Progress through repression
His analysis of the political views of literary masters such as Pushkin and Gogol is also questionable. It is beyond question that Pushkin’s letters and articles of the 1830s expose strong conservative tendencies, but that was not a departure from liberalism in favor of conservatism, but a bitter realization of the failures of the original ideology of the Enlightenment. Pushkin came to believe that Russia needed czarism in principle, but his relationship with the czar worsened in practice, and his belief was based on the premise that the government was the only element of Europe in Russia. In other words, he believed that actions that ran counter to the values of enlightened Europe were necessary to assert European values in barbaric Eurasia.
It was Pushkin who gave an accurate, sincere, and bleak explanation of the main drawback of Russian zapadnichestvo, the ideology of Westernization. As he saw it, unlike in England or France, enlightenment in Russia was something directed against the common people, because if the people were going to reject Westernization, and with it Western values like democracy, civil liberties, and human rights, then the only way to Westernize Russia was to resort to violence, dictatorship, and compulsion.
Not that the people opposed civil liberties.
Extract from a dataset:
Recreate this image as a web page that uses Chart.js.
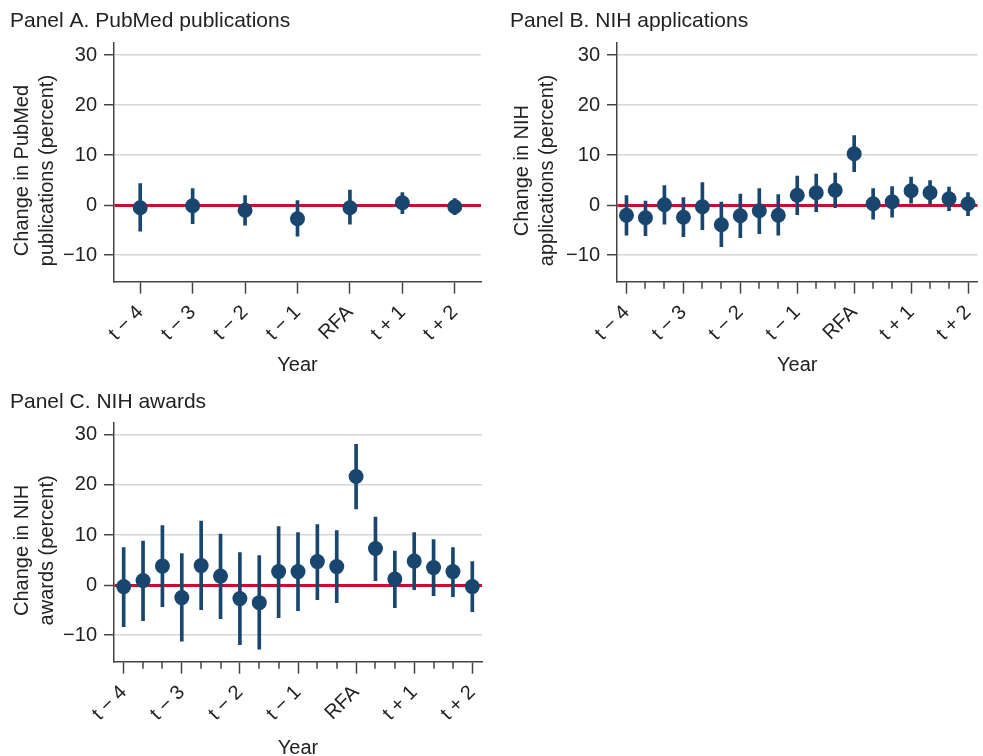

No, the Westernization they rejected encompassed taxes, conscription, and wars resulting from Russia’s involvement in European politics and emerging capitalism. Those novelties met with resistance in the West, too, but capitalism emerged there as an unexpected, although natural, result of revolutions carried out by the people. These new ways were introduced to Russia in the late 18th century as ready-made institutions incompatible with popular traditions and expectations. Even Russian serfdom was not an anachronism. It was proposed by reformers as a tool to force peasants to abandon subsistence agriculture and engage in production of goods for sale on the market.
The inconsistencies of the original Westernization paradigm caused the Russian intellectual community to split into radical democrats and moderate liberals leaning toward conservatism. The history of how this split occurred is the essence of Russian political culture of the 19th century. But the essence is beyond the framework of Richard Pipes’ book.